Leaving out every picture, copy the lines of the data exactly, from the first through the line containing "paste_2016 = [33.2, 33.9, 30.7]".

= = = = =

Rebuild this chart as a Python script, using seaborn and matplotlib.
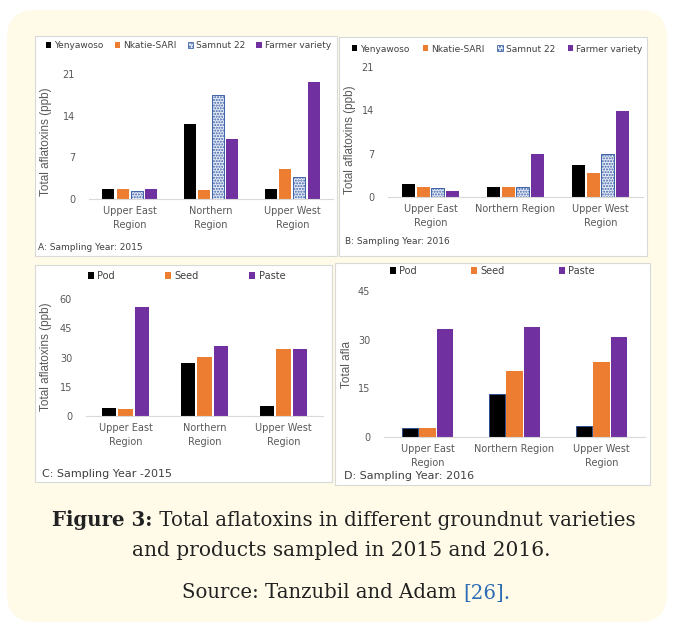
import pandas as pd
import matplotlib.pyplot as plt
import seaborn as sns
from matplotlib.patches import Patch, Rectangle, FancyBboxPatch
from matplotlib.transforms import IdentityTransform

# figure size in pixels
W, H = 673, 624

# categories
regions_wrap = ['Upper East\nRegion', 'Northern\nRegion', 'Upper West\nRegion']
regions_flat = ['Upper East\nRegion', 'Northern Region', 'Upper West\nRegion']
varieties = ['Yenyawoso', 'Nkatie-SARI', 'Samnut 22', 'Farmer variety']
products = ['Pod', 'Seed', 'Paste']

# A: varieties, 2015 (Upper East, Northern, Upper West)
yen_2015 = [1.7, 12.6, 1.6]
nkatie_2015 = [1.7, 1.5, 5.0]
samnut_2015 = [1.4, 17.5, 3.7]
farmer_2015 = [1.7, 10.1, 19.7]

# B: varieties, 2016
yen_2016 = [2.1, 1.6, 5.2]
nkatie_2016 = [1.6, 1.6, 3.9]
samnut_2016 = [1.45, 1.6, 6.9]
farmer_2016 = [1.0, 6.9, 13.9]

# C: products, 2015
pod_2015 = [4.2, 27.0, 4.9]
seed_2015 = [3.4, 30.3, 34.3]
paste_2015 = [55.8, 35.9, 34.3]

# D: products, 2016
pod_2016 = [2.8, 13.4, 3.5]
seed_2016 = [2.8, 20.4, 23.1]
paste_2016 = [33.2, 33.9, 30.7]

ticks_var = [0, 7, 14, 21]
ticks_c = [0, 15, 30, 45, 60]
ticks_d = [0, 15, 30, 45]

colors_var = ['#000000', '#ed7d31', '#e6ecf7', '#7030a0']
colors_prod = ['#000000', '#ed7d31', '#7030a0']

TICK = '#595959'
GRID = '#d9d9d9'
LABEL_FONT = ['Liberation Sans', 'DejaVu Sans']
CAP_FONT = ['DejaVu Serif']


def long_df(regions, groups, series):
    rows = []
    for g, vals in zip(groups, series):
        for r, v in zip(regions, vals):
            rows.append({'region': r, 'group': g, 'value': v})
    return pd.DataFrame(rows)


def frac(x0, y0, x1, y1):
    # pixel box (top-down) -> figure fraction rect
    return [x0 / W, 1 - y1 / H, (x1 - x0) / W, (y1 - y0) / H]


sns.set_theme(style='white')
plt.rcParams['font.family'] = ['DejaVu Sans']

fig = plt.figure(figsize=(W / 100, H / 100), dpi=100)
fig.patch.set_facecolor('white')

# cream rounded background
fig.add_artist(FancyBboxPatch((7, 2), 660, 612, boxstyle='round,pad=0,rounding_size=28',
                              transform=IdentityTransform(), facecolor='#fffbe8',
                              edgecolor='none', zorder=-3))


def panel(box, axbox, regions, groups, series, colors, ticks, width, gap,
          ylabel, ylab_xy, caption, cap_xy, cap_size, leg_xy, leg_size, colspace):
    x0, y0, x1, y1 = box
    fig.add_artist(Rectangle((x0 / W, 1 - y1 / H), (x1 - x0) / W, (y1 - y0) / H,
                             transform=fig.transFigure, facecolor='white',
                             edgecolor=GRID, linewidth=0.8, zorder=-2))
    ax = fig.add_axes(frac(*axbox))
    ax.set_facecolor('none')
    df = long_df(regions, groups, series)
    sns.barplot(data=df, x='region', y='value', hue='group', order=regions,
                hue_order=groups, palette=colors, width=width, gap=gap, saturation=1,
                linewidth=0, legend=False, ax=ax)
    ax.set_ylim(0, ticks[-1])
    ax.set_xlim(-0.5, 2.5)
    ax.set_yticks(ticks)
    ax.tick_params(axis='both', length=0, labelsize=7, labelcolor=TICK)
    ax.tick_params(axis='y', pad=10)
    ax.tick_params(axis='x', pad=5)
    ax.set_xlabel('')
    ax.set_ylabel('')
    for s in ['top', 'right', 'left']:
        ax.spines[s].set_visible(False)
    ax.spines['bottom'].set_color(GRID)
    ax.spines['bottom'].set_linewidth(0.8)
    for lab in ax.get_xticklabels():
        lab.set_linespacing(1.5)

    handles = [Patch(facecolor=c, edgecolor='none', label=g) for g, c in zip(groups, colors)]
    if 'Samnut 22' in groups:
        for bar in ax.containers[groups.index('Samnut 22')]:
            bar.set_hatch('......')
            bar.set_edgecolor('#3f63a8')
            bar.set_linewidth(0.7)
        handles[2] = Patch(facecolor=colors[2], edgecolor='#3f63a8', hatch='.....',
                           linewidth=0.6, label='Samnut 22')
    ax.legend(handles=handles, loc='center left', bbox_to_anchor=(leg_xy[0] / W, 1 - leg_xy[1] / H),
              bbox_transform=fig.transFigure, ncol=len(groups), frameon=False,
              fontsize=leg_size, handlelength=0.6, handleheight=0.6, handletextpad=0.35,
              columnspacing=colspace, borderpad=0, borderaxespad=0, labelcolor='#404040')

    fig.text(ylab_xy[0] / W, 1 - ylab_xy[1] / H, ylabel, rotation=90, ha='center', va='center',
             fontsize=8.5, color=TICK, family=LABEL_FONT)
    fig.text(cap_xy[0] / W, 1 - cap_xy[1] / H, caption, ha='left', va='center',
             fontsize=cap_size, color='#404040')
    return ax


series_a = [yen_2015, nkatie_2015, samnut_2015, farmer_2015]
series_b = [yen_2016, nkatie_2016, samnut_2016, farmer_2016]
series_c = [pod_2015, seed_2015, paste_2015]
series_d = [pod_2016, seed_2016, paste_2016]

panel((35, 36, 337, 256), (89, 74, 333, 199), regions_wrap, varieties, series_a, colors_var,
      ticks_var, 0.7, 0.16, 'Total aflatoxins (ppb)', (46, 142), 'A: Sampling Year: 2015',
      (38, 248), 6.5, (46, 46), 6.5, 1.2)
panel((339, 37, 647, 256), (388, 67, 643, 197), regions_flat, varieties, series_b, colors_var,
      ticks_var, 0.69, 0.12, 'Total aflatoxins (ppb)', (350, 140), 'B: Sampling Year: 2016',
      (345, 242), 6.5, (352, 49), 6.5, 1.4)
panel((35, 265, 332, 482), (86, 299, 323, 416), regions_wrap, products, series_c, colors_prod,
      ticks_c, 0.62, 0.14, 'Total aflatoxins (ppb)', (46, 357), 'C: Sampling Year -2015',
      (42, 474), 8, (88, 276), 7, 5.2)
axd = panel((335, 263, 650, 485), (384, 291, 645, 437), regions_flat, products, series_d, colors_prod,
            ticks_d, 0.62, 0.11, 'Total afla', (347, 364), 'D: Sampling Year: 2016',
            (344, 476), 8, (390, 271), 7, 5.6)
for bar in axd.containers[0]:
    bar.set_edgecolor('#2f4f8f')
    bar.set_linewidth(0.7)

# caption: bold "Figure 3:" followed by regular text, centered as one line
CX = 344
renderer = fig.canvas.get_renderer()
t1 = fig.text(0, 1 - 520 / H, 'Figure 3:', fontsize=14.2, weight='bold', family=CAP_FONT,
              va='center', color='#222222')
t2 = fig.text(0, 1 - 520 / H, ' Total aflatoxins in different groundnut varieties', fontsize=14.2,
              family=CAP_FONT, va='center', color='#222222')
w1 = t1.get_window_extent(renderer).width
w2 = t2.get_window_extent(renderer).width
start = CX - (w1 + w2) / 2
t1.set_x(start / W)
t2.set_x((start + w1) / W)
fig.text(341 / W, 1 - 550 / H, 'and products sampled in 2015 and 2016.', fontsize=14.5,
         family=CAP_FONT, ha='center', va='center', color='#222222')

s1 = fig.text(0, 1 - 593 / H, 'Source: Tanzubil and Adam ', fontsize=14.2, family=CAP_FONT,
              va='center', color='#222222')
s2 = fig.text(0, 1 - 593 / H, '[26].', fontsize=14.2, family=CAP_FONT, va='center', color='#2e6db4')
w1 = s1.get_window_extent(renderer).width
w2 = s2.get_window_extent(renderer).width
start = CX + 2 - (w1 + w2) / 2
s1.set_x(start / W)
s2.set_x((start + w1) / W)

plt.savefig('out.png', dpi=100)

= = = = =

**Exercise response**
Rebuild this chart as a Python script, using seaborn and matplotlib.
import pandas as pd
import matplotlib.pyplot as plt
import seaborn as sns
from matplotlib.patches import Patch, Rectangle, FancyBboxPatch
from matplotlib.transforms import IdentityTransform

# figure size in pixels
W, H = 673, 624

# categories
regions_wrap = ['Upper East\nRegion', 'Northern\nRegion', 'Upper West\nRegion']
regions_flat = ['Upper East\nRegion', 'Northern Region', 'Upper West\nRegion']
varieties = ['Yenyawoso', 'Nkatie-SARI', 'Samnut 22', 'Farmer variety']
products = ['Pod', 'Seed', 'Paste']

# A: varieties, 2015 (Upper East, Northern, Upper West)
yen_2015 = [1.7, 12.6, 1.6]
nkatie_2015 = [1.7, 1.5, 5.0]
samnut_2015 = [1.4, 17.5, 3.7]
farmer_2015 = [1.7, 10.1, 19.7]

# B: varieties, 2016
yen_2016 = [2.1, 1.6, 5.2]
nkatie_2016 = [1.6, 1.6, 3.9]
samnut_2016 = [1.45, 1.6, 6.9]
farmer_2016 = [1.0, 6.9, 13.9]

# C: products, 2015
pod_2015 = [4.2, 27.0, 4.9]
seed_2015 = [3.4, 30.3, 34.3]
paste_2015 = [55.8, 35.9, 34.3]

# D: products, 2016
pod_2016 = [2.8, 13.4, 3.5]
seed_2016 = [2.8, 20.4, 23.1]
paste_2016 = [33.2, 33.9, 30.7]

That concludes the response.